# [Directions]
Quote the material below exactly as written, from the first line to the line that holds "XAxis, YAxis, CartesianGrid", endpoints included.

# [Supplied information]
-- Begin --

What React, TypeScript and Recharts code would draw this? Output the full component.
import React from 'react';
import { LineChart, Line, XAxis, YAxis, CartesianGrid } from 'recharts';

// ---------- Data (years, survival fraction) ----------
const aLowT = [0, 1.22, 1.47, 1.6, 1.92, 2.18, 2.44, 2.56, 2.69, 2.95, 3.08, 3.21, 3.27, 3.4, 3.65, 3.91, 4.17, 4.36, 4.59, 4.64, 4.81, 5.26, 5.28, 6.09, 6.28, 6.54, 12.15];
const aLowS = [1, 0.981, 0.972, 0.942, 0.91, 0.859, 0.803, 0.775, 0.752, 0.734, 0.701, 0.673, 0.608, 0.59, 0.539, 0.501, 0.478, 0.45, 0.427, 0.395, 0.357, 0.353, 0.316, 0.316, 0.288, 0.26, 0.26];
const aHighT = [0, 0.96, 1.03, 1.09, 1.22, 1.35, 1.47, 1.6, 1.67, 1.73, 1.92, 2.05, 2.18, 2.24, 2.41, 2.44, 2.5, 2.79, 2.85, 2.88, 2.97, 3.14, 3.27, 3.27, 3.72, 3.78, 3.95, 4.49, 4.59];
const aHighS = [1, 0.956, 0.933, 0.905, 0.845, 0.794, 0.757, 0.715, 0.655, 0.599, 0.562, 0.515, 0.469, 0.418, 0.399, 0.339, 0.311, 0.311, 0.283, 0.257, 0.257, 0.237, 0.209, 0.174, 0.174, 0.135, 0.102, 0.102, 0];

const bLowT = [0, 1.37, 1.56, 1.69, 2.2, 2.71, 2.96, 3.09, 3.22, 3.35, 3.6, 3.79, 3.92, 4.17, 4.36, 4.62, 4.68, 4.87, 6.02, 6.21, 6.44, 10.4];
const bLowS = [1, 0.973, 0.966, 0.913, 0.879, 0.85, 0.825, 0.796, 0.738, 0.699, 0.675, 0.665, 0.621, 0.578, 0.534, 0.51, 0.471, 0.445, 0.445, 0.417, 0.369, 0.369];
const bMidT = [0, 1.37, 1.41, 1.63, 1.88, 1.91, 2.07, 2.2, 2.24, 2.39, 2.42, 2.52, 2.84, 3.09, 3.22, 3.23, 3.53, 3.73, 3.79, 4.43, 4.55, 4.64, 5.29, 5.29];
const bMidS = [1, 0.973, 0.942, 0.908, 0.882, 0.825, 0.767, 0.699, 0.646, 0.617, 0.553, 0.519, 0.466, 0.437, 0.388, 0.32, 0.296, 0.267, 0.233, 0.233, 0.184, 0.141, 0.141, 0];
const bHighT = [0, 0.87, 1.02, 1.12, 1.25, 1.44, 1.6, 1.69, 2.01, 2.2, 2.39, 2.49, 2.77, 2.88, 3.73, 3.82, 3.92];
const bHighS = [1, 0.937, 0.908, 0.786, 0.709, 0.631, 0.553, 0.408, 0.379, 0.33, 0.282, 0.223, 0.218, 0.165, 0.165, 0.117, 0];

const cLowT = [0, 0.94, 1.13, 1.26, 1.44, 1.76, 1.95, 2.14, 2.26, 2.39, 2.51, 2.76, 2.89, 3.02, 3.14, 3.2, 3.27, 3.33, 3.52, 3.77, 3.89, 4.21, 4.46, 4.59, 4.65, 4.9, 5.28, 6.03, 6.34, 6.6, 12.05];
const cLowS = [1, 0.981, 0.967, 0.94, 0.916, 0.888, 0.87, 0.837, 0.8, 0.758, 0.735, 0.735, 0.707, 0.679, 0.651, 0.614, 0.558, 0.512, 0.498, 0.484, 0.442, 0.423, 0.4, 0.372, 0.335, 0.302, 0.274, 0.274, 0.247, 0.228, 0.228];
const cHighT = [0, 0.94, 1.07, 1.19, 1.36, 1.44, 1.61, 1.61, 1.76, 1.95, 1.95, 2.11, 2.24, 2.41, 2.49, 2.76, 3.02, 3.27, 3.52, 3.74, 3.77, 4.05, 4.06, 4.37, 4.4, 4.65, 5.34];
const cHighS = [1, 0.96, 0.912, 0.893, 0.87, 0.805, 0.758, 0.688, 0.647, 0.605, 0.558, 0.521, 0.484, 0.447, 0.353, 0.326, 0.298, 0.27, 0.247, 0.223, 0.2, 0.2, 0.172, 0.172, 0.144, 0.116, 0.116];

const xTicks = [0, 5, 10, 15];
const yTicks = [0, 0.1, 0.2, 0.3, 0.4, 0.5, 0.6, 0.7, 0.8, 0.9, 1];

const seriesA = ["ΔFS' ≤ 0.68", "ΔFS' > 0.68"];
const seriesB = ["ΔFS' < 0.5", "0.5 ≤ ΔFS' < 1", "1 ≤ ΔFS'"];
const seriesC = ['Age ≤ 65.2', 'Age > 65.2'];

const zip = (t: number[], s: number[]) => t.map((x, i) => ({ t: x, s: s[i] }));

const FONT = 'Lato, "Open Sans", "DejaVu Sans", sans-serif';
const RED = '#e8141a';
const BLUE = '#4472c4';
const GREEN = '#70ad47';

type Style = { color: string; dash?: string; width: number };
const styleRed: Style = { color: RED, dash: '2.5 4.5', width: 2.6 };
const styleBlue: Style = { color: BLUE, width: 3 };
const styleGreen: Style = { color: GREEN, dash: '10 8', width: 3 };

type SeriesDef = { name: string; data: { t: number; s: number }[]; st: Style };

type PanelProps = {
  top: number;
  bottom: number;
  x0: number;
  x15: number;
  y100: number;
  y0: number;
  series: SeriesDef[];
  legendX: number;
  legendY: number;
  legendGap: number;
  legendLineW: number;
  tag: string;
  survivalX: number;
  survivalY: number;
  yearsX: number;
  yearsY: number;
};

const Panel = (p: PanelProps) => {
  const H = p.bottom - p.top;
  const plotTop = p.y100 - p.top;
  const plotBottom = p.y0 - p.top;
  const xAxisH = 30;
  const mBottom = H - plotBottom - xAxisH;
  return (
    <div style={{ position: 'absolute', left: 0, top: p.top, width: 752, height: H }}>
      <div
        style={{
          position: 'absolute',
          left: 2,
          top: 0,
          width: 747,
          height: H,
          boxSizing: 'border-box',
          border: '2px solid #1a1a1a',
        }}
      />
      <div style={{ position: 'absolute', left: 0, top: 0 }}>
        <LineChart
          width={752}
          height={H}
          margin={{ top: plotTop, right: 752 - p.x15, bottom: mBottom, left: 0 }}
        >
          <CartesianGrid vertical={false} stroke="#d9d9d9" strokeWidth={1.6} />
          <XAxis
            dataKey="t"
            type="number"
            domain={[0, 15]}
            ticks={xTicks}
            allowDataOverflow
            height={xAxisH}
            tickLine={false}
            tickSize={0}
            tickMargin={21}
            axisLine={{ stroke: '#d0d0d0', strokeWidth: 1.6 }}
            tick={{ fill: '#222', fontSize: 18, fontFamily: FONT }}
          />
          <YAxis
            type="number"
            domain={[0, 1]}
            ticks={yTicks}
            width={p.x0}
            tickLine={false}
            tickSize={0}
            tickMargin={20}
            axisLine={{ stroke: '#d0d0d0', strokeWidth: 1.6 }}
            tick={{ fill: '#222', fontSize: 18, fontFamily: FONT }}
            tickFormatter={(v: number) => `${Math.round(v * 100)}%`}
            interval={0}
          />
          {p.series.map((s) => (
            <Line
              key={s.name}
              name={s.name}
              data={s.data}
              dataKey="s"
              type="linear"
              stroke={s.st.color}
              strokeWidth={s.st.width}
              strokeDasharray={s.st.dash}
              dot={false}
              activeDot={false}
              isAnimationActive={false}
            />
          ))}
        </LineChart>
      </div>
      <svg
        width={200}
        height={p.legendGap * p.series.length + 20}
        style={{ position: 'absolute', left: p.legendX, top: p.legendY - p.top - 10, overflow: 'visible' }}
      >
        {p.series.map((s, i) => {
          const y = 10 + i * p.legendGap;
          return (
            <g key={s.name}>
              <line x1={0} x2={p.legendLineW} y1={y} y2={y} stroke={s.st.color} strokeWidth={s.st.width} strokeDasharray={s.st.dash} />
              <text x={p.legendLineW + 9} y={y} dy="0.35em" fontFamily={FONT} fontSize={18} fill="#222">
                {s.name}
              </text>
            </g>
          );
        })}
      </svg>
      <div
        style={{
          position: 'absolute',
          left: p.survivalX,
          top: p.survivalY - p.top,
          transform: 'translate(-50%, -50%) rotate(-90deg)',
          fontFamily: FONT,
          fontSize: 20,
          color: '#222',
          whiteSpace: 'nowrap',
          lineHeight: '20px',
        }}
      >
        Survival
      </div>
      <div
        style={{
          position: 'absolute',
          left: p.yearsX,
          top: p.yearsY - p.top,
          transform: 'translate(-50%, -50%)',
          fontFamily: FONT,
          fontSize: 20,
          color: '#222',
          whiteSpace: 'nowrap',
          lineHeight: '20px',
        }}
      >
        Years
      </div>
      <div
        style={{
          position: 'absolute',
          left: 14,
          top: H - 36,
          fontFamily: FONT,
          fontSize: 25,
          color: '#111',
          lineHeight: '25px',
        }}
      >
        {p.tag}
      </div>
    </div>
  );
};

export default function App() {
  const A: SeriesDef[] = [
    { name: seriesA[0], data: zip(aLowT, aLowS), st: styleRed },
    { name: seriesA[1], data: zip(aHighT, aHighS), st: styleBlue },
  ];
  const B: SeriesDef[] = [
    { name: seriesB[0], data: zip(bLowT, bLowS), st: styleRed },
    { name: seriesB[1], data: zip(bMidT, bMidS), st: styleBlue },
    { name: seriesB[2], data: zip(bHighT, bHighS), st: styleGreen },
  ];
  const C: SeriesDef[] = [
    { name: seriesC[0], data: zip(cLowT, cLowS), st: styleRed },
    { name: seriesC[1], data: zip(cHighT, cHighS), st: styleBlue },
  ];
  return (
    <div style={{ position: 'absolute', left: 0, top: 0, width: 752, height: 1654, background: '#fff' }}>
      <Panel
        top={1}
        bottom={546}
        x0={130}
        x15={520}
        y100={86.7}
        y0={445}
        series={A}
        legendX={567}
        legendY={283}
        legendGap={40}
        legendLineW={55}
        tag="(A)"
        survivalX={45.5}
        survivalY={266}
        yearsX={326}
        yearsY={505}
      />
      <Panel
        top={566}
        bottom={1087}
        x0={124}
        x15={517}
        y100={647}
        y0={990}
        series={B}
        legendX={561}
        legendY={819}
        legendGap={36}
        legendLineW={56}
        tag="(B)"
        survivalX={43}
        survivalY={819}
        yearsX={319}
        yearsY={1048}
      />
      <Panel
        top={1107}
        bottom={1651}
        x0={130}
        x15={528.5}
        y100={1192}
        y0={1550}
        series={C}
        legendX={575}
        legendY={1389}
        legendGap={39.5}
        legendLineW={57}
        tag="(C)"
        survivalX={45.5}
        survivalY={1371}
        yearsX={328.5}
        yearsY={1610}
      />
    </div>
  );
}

-- End --

# [Result of this exercise]
What React, TypeScript and Recharts code would draw this? Output the full component.
import React from 'react';
import { LineChart, Line, XAxis, YAxis, CartesianGrid } from 'recharts';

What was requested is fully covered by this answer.